近读东坡,心境有变,本无所感。然时日渐久,亦觉吾曾料此光景。何所致也?性喜静,身揽职,而俗世扰。昔偶恨扰梦碎镜之人,今坦然竟能熟鼾达旦,或积劳之故。吾宁信前者。
旁人常劝“心静自然凉”者,然此凉非彼凉,此意亦非本意。似静而万事可为,实静则万事不为也。孤存于此,不念彼时,心寂也。言此者,己心非静,己无所执,徒慰一时。身无所想,心无所求,故一言可蔽之。若寻其念,以此为念。
今吾心静,课能空对书而心不恻。课未取,书所得亦忘,可谓两空耳。流水徒去,固念听求。所谓扰心者,吾曾舍之。顾居士虽旷达,忧事过心,不肯放流。事既已定,何敢妄然自判?诸事终流去,笑观而面映,无所从得,而世人羡之。
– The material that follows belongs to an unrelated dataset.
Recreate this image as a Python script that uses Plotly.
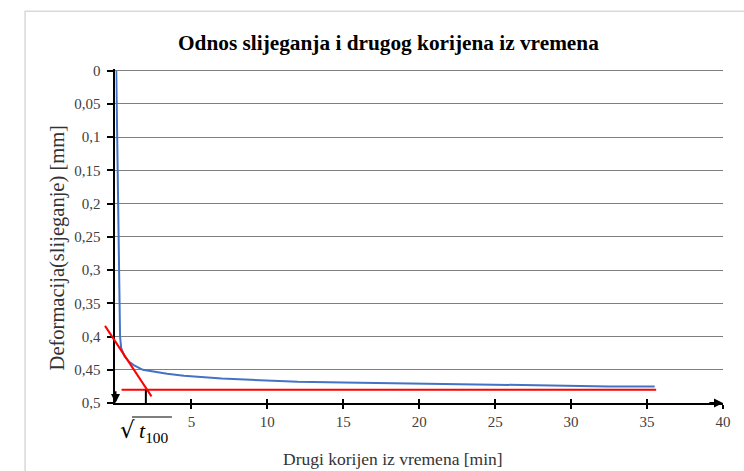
import plotly.graph_objects as go

# ---- data ----
sqrt_time = [0.05, 0.30, 0.38, 0.6, 0.9, 1.2, 1.8, 2.5, 3.4, 4.5, 5.6, 7.0, 8.9, 10.0,
             12.0, 15.0, 17.5, 20.0, 22.5, 25.0, 27.5, 30.0, 32.5, 35.5]
deformation = [0.0, 0.400, 0.418, 0.430, 0.438, 0.443, 0.450, 0.453, 0.456, 0.459, 0.461,
               0.463, 0.465, 0.466, 0.468, 0.469, 0.470, 0.471, 0.472, 0.473, 0.474,
               0.474, 0.475, 0.475]
tangent_x = [-0.69, 2.37]
tangent_y = [0.384, 0.490]
final_x = [0.4, 35.6]
final_y = [0.48, 0.48]
sqrt_t100 = 2.0

x_ticks = [5, 10, 15, 20, 25, 30, 35, 40]
x_ticktext = ["5", "10", "15", "20", "25", "30", "35", "40"]
y_ticks = [0, 0.05, 0.1, 0.15, 0.2, 0.25, 0.3, 0.35, 0.4, 0.45, 0.5]
y_ticktext = ["0", "0,05", "0,1", "0,15", "0,2", "0,25", "0,3", "0,35", "0,4", "0,45", "0,5"]

title = "Odnos slijeganja i drugog korijena iz vremena"
x_title = "Drugi korijen iz vremena [min]"
y_title = "Deformacija(slijeganje) [mm]"

XR = [0, 40]
YR = [0.5, -0.0025]

# geometry (pixels)
W, H = 744, 471
ML, MR, MT, MB = 100, 20.5, 69.3, 68
plot_w = W - ML - MR
plot_h = H - MT - MB
axis_px = 115.5
d0 = (axis_px - ML) / plot_w
main_w = plot_w * (1 - d0)
ppu = main_w / (XR[1] - XR[0])
XR3 = [XR[0] - (axis_px - ML) / ppu, XR[1]]


def px_x(p):
    return (p - ML) / plot_w


def px_y(p):
    return (H - MB - p) / plot_h


def px_data_x(p):
    return XR[0] + (p - axis_px) / ppu


SERIF = "Liberation Serif, Times New Roman, serif"

fig = go.Figure()

fig.add_trace(go.Scatter(x=sqrt_time, y=deformation, mode="lines",
                         line=dict(color="#4472C4", width=2), xaxis="x", yaxis="y",
                         hoverinfo="skip", showlegend=False))
fig.add_trace(go.Scatter(x=final_x, y=final_y, mode="lines",
                         line=dict(color="#FF0000", width=2), xaxis="x", yaxis="y",
                         showlegend=False))
fig.add_trace(go.Scatter(x=[sqrt_t100, sqrt_t100], y=[final_y[0], YR[0]], mode="lines",
                         line=dict(color="black", width=2), xaxis="x", yaxis="y",
                         showlegend=False))
# tangent line on a wider (hidden) subplot so it may extend left of the axis
fig.add_trace(go.Scatter(x=tangent_x, y=tangent_y, mode="lines",
                         line=dict(color="#FF0000", width=2), xaxis="x3", yaxis="y3",
                         showlegend=False))
# dummy trace to realize xaxis2 (crossing tick marks)
fig.add_trace(go.Scatter(x=[None], y=[None], xaxis="x2", yaxis="y", showlegend=False))

fig.update_layout(
    width=W, height=H,
    margin=dict(l=ML, r=MR, t=MT, b=MB),
    paper_bgcolor="white", plot_bgcolor="rgba(0,0,0,0)",
    font=dict(family=SERIF, size=15, color="#333333"),
    showlegend=False,
    xaxis=dict(domain=[d0, 1], range=XR, tickvals=x_ticks, ticktext=x_ticktext,
               showgrid=False, zeroline=False, showline=True, linecolor="black",
               linewidth=2, ticks="outside", ticklen=4, tickwidth=1.5, tickcolor="black",
               tickfont=dict(family=SERIF, size=15, color="#404040"), anchor="y"),
    xaxis2=dict(domain=[d0, 1], range=XR, tickvals=x_ticks, showticklabels=False,
                showgrid=False, zeroline=False, showline=False, ticks="inside",
                ticklen=4, tickwidth=1.5, tickcolor="black", overlaying="x", anchor="y"),
    yaxis=dict(range=YR, tickvals=y_ticks, ticktext=y_ticktext, showgrid=True,
               gridcolor="#7f7f7f", gridwidth=1, zeroline=False, showline=True,
               linecolor="black", linewidth=2, ticks="outside", ticklen=6,
               tickwidth=1.5, tickcolor="black", ticklabelstandoff=4,
               tickfont=dict(family=SERIF, size=15, color="#404040"), anchor="x"),
    xaxis3=dict(domain=[0, 1], range=XR3, visible=False, anchor="y3"),
    yaxis3=dict(domain=[0, 1], range=YR, visible=False, anchor="x3"),
)

# axis arrowheads
fig.add_annotation(x=XR[1], y=YR[0], ax=XR[1] - 1, ay=YR[0], xref="x", yref="y",
                   axref="x", ayref="y", text="", showarrow=True, arrowhead=2,
                   arrowsize=0.9, arrowwidth=2, arrowcolor="black")
fig.add_annotation(x=XR[0], y=YR[0], ax=XR[0], ay=YR[0] - 0.02, xref="x", yref="y",
                   axref="x", ayref="y", text="", showarrow=True, arrowhead=2,
                   arrowsize=0.9, arrowwidth=2, arrowcolor="black")

# titles
fig.add_annotation(text="<b>" + title + "</b>", xref="paper", yref="paper",
                   x=px_x(389), y=px_y(43), xanchor="center", yanchor="middle",
                   showarrow=False, font=dict(family=SERIF, size=21.3, color="black"))
fig.add_annotation(text=x_title, xref="paper", yref="paper",
                   x=px_x(393.7), y=px_y(459), xanchor="center", yanchor="middle",
                   showarrow=False, font=dict(family=SERIF, size=17.5, color="#333333"))
fig.add_annotation(text=y_title, xref="paper", yref="paper", textangle=-90,
                   x=px_x(57.5), y=px_y(248), xanchor="center", yanchor="middle",
                   showarrow=False, font=dict(family=SERIF, size=20.5, color="#333333"))

# sqrt(t100) label
fig.add_annotation(text="√", xref="x", yref="paper", x=px_data_x(128),
                   y=px_y(430), xanchor="center", yanchor="middle",
                   showarrow=False, font=dict(family="DejaVu Serif", size=23, color="black"))
fig.add_annotation(text="<i>t</i><sub>100</sub>", xref="x", yref="paper", x=px_data_x(154),
                   y=px_y(432), xanchor="center", yanchor="middle",
                   showarrow=False, font=dict(family=SERIF, size=22, color="black"))
fig.add_shape(type="line", xref="x", yref="paper", x0=px_data_x(132), x1=px_data_x(172),
              y0=px_y(417), y1=px_y(417), line=dict(color="black", width=1.2))

# chart frame
fig.add_shape(type="rect", xref="paper", yref="paper",
              x0=px_x(25), x1=px_x(760), y0=px_y(490), y1=px_y(11.5),
              line=dict(color="#d9d9d9", width=1.5), layer="below")

fig.write_html("out.html", post_script="document.body.style.margin='0';",
               config={"displayModeBar": False})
夜无月,不寐,遂起身烧彼启端之纸,复燃三次方烬。冀以绝此后未结之果,前事已定,以其为因,断之,自谓心已静。然吾从中有所得,自哂未至旷达境耳。吾尚浅陋,岂能独断其定无所得乎?是故吾此刻耕耘,非本我之地,亦非心之所念耳,而苦痛自饰。